**Task prompt**
Print exactly the lines from the first one down to the line containing "at (960,465) [txt]", both ends included, with no pictures and nothing else.
start Record list
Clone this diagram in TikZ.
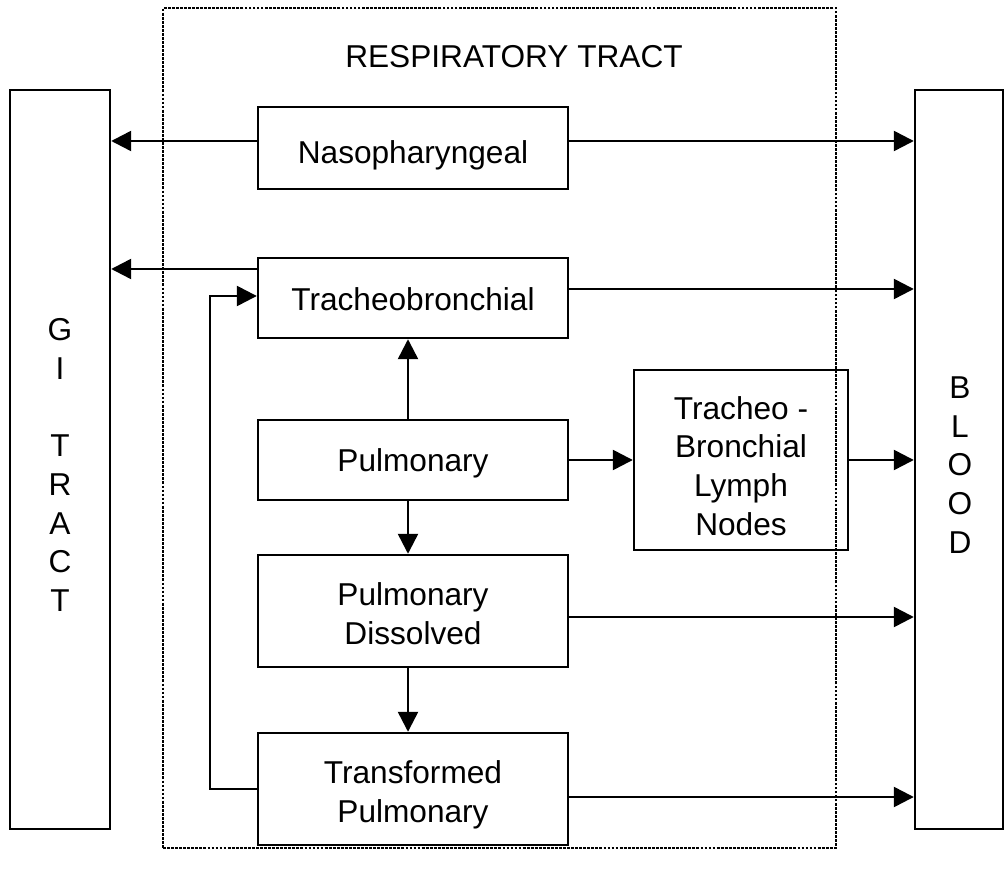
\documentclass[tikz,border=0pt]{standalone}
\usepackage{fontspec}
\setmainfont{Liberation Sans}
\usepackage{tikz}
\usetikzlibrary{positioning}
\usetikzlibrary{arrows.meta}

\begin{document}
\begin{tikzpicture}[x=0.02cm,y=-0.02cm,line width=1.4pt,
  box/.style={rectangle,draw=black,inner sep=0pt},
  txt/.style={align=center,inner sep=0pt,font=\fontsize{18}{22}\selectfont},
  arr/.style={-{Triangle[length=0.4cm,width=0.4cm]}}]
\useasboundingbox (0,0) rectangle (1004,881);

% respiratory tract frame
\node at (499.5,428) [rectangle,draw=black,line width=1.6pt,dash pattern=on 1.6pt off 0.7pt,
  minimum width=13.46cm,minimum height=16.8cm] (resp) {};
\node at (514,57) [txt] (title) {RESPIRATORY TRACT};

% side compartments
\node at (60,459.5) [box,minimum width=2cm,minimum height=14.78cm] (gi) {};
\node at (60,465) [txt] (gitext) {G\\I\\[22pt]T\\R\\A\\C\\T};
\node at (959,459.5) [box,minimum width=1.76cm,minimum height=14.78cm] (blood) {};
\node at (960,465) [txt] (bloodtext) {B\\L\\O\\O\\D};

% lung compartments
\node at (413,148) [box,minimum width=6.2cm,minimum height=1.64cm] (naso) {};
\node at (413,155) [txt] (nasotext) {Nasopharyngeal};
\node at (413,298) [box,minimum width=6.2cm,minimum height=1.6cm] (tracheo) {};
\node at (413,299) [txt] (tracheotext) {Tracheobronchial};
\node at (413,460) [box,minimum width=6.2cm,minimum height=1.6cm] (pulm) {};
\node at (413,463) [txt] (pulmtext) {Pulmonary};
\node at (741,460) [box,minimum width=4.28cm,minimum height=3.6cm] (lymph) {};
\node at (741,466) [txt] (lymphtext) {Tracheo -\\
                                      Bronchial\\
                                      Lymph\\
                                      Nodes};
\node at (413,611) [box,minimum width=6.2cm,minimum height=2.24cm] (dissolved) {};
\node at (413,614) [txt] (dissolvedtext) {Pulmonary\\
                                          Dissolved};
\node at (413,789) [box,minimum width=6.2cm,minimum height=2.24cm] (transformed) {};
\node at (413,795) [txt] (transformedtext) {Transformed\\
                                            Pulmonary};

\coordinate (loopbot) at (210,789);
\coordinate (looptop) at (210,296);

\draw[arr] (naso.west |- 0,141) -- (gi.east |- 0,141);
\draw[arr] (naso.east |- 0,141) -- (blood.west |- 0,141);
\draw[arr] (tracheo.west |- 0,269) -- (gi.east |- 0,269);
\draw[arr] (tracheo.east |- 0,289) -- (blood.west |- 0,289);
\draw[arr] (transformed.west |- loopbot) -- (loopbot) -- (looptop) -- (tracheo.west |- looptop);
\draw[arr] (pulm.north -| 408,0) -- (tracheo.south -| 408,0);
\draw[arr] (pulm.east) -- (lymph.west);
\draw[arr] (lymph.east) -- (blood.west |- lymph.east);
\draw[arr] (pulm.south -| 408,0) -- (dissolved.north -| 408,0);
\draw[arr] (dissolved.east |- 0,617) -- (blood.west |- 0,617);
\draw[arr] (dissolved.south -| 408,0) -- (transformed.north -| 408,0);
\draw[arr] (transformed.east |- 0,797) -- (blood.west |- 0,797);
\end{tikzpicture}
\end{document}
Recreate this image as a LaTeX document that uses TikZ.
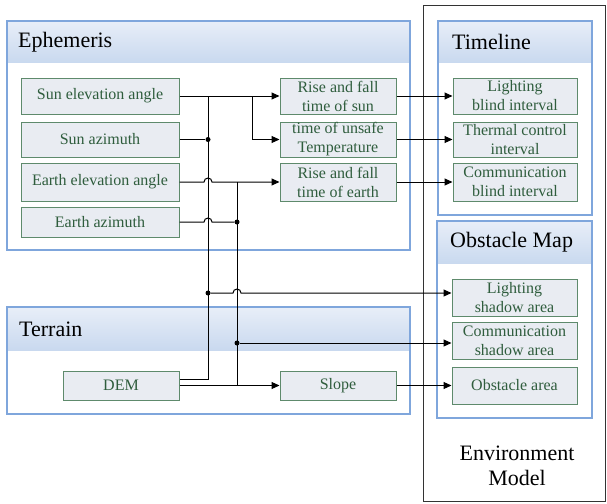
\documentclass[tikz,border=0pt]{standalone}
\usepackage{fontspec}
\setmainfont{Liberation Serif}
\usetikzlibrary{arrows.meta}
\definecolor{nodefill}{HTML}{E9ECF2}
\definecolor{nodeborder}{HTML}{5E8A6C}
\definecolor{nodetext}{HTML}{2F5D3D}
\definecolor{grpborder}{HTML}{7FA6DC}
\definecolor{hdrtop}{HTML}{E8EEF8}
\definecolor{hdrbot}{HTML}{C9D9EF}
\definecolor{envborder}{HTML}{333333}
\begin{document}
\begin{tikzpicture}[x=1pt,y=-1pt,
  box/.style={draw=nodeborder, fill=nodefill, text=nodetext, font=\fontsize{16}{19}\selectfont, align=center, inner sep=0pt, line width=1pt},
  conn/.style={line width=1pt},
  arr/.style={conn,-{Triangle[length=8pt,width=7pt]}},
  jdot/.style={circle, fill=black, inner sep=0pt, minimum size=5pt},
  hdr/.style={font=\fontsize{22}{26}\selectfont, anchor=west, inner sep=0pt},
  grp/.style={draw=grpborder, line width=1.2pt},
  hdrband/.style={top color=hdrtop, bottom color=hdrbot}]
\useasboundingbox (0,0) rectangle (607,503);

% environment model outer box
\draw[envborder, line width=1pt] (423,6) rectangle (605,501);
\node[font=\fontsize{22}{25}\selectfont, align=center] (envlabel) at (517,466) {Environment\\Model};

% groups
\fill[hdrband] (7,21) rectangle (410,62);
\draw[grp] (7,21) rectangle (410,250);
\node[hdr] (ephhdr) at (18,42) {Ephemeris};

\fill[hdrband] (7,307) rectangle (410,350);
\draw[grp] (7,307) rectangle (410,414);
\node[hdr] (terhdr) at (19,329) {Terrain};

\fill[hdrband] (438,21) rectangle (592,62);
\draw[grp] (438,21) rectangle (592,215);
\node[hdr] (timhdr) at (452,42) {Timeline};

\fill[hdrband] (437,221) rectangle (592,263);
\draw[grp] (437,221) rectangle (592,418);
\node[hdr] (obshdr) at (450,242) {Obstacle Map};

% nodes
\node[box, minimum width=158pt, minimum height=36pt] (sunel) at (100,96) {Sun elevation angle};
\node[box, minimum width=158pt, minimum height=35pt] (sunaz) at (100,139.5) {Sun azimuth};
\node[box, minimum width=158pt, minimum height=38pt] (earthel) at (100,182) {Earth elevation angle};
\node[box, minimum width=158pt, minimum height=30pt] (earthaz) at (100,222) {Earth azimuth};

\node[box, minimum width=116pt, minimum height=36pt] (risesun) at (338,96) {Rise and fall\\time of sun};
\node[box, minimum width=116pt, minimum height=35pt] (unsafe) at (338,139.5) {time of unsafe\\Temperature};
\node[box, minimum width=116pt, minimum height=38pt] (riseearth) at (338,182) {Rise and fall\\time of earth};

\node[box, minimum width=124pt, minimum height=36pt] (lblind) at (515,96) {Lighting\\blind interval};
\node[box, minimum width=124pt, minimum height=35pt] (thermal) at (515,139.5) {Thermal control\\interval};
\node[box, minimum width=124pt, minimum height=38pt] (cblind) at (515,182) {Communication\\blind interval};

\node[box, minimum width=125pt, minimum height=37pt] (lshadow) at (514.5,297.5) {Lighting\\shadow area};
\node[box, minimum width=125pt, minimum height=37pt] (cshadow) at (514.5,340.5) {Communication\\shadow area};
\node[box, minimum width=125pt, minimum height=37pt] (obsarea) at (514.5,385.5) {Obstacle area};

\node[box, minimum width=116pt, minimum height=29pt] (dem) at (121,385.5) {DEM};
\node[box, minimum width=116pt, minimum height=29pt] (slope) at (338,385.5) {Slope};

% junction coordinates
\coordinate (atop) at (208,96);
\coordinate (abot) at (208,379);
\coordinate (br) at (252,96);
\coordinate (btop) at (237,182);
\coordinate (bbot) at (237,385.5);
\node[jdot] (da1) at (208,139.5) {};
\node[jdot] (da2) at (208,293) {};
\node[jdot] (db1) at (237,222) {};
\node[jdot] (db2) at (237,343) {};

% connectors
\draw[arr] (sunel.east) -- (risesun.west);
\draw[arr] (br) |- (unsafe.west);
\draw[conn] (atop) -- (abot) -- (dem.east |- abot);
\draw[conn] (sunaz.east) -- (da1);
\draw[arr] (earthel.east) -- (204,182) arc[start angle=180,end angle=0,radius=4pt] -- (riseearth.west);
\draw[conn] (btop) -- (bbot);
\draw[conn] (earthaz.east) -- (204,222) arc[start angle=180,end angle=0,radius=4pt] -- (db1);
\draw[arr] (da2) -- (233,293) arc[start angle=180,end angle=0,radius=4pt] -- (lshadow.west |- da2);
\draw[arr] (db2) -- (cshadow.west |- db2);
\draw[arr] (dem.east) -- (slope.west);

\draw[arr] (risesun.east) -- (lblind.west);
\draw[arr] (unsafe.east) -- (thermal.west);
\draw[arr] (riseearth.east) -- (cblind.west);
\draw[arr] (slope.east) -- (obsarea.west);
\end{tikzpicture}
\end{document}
end Record list
**Solution for this problem**
Clone this diagram in TikZ.
\documentclass[tikz,border=0pt]{standalone}
\usepackage{fontspec}
\setmainfont{Liberation Sans}
\usepackage{tikz}
\usetikzlibrary{positioning}
\usetikzlibrary{arrows.meta}

\begin{document}
\begin{tikzpicture}[x=0.02cm,y=-0.02cm,line width=1.4pt,
  box/.style={rectangle,draw=black,inner sep=0pt},
  txt/.style={align=center,inner sep=0pt,font=\fontsize{18}{22}\selectfont},
  arr/.style={-{Triangle[length=0.4cm,width=0.4cm]}}]
\useasboundingbox (0,0) rectangle (1004,881);

% respiratory tract frame
\node at (499.5,428) [rectangle,draw=black,line width=1.6pt,dash pattern=on 1.6pt off 0.7pt,
  minimum width=13.46cm,minimum height=16.8cm] (resp) {};
\node at (514,57) [txt] (title) {RESPIRATORY TRACT};

% side compartments
\node at (60,459.5) [box,minimum width=2cm,minimum height=14.78cm] (gi) {};
\node at (60,465) [txt] (gitext) {G\\I\\[22pt]T\\R\\A\\C\\T};
\node at (959,459.5) [box,minimum width=1.76cm,minimum height=14.78cm] (blood) {};
\node at (960,465) [txt] (bloodtext) {B\\L\\O\\O\\D};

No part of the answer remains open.